BTS was granted a utility patent that states that any structural member (such as the base of the solar canopy) that has a charger mounted to it and the ability to carry a load above it (such as a solar canopy) is a Brightfield. They have additional patents pending around the integration of battery storage and energy management onto the Brightfield solar canopy system and around their innovative geo-sleeve footer system that enables fast and cost-effective installation.
To those starting a business today, Johnson suggests storing away as many nuts as you can and be willing to do whatever it takes to get you through before your vision succeeds: “If your heart is not in it, if it’s just a way to make money, it’s an empty, soulless pursuit. Don’t try to synthesize that if it is not there.” Cross is quick to add that “doing what it takes” means devoting 100% of one’s professional energy and focus to grow the vision and model into a viable and sustainable business.

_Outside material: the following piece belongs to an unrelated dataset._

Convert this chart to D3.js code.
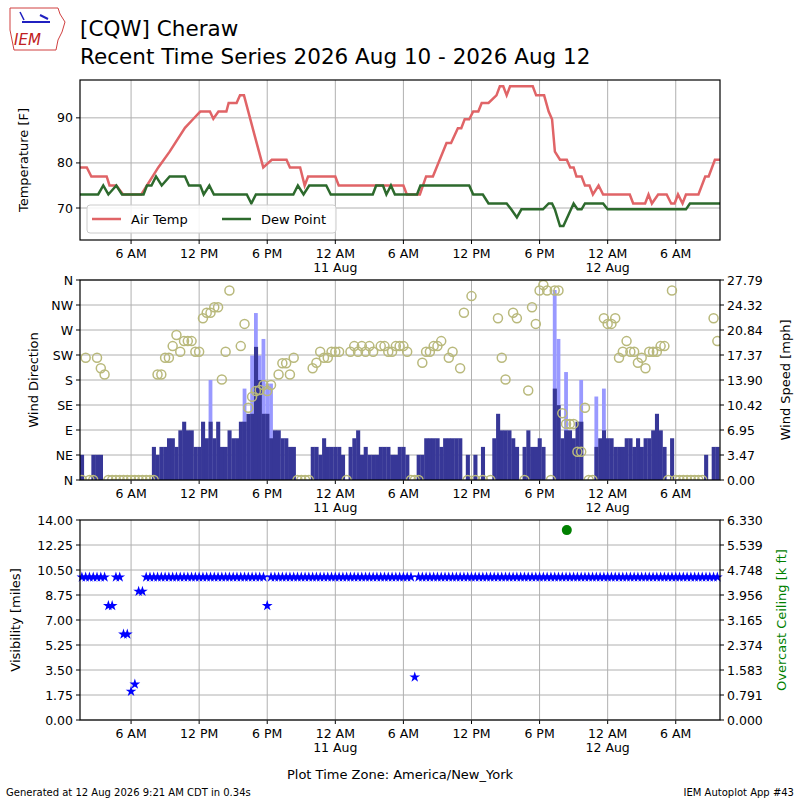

It’s exciting for the BTS team to show up today in an emerging industry and sit down with a client. Because of the BTS history of owning, operating, installing, fabricating, designing, and engineering Brightfields, they know all the challenges the client is going to face and can bring all the lessons they have learned from their own mistakes and successes, such as the ones Cross outlined above. They can help that client not only put a charging station on the ground, but do it in a way that’s going to fulfill any overarching strategies they have for their property or for their business, and be able to connect it directly to that in a meaningful way.
Ultimately, says Cross, “We have a tremendous amount to be proud of over the past years and we’re really excited to be at the cusp of the high growth that we’ve been working towards for a long time.”
“A success for us is simply now that people now get it and the cars are selling,” says Johnson. “I feel successful already because we are seeing the momentum in the market we forecasted years and years ago with our projections. In connecting those dots, it was information gathering, tons of research. If you drive on sunshine, you save money—you save the planet.”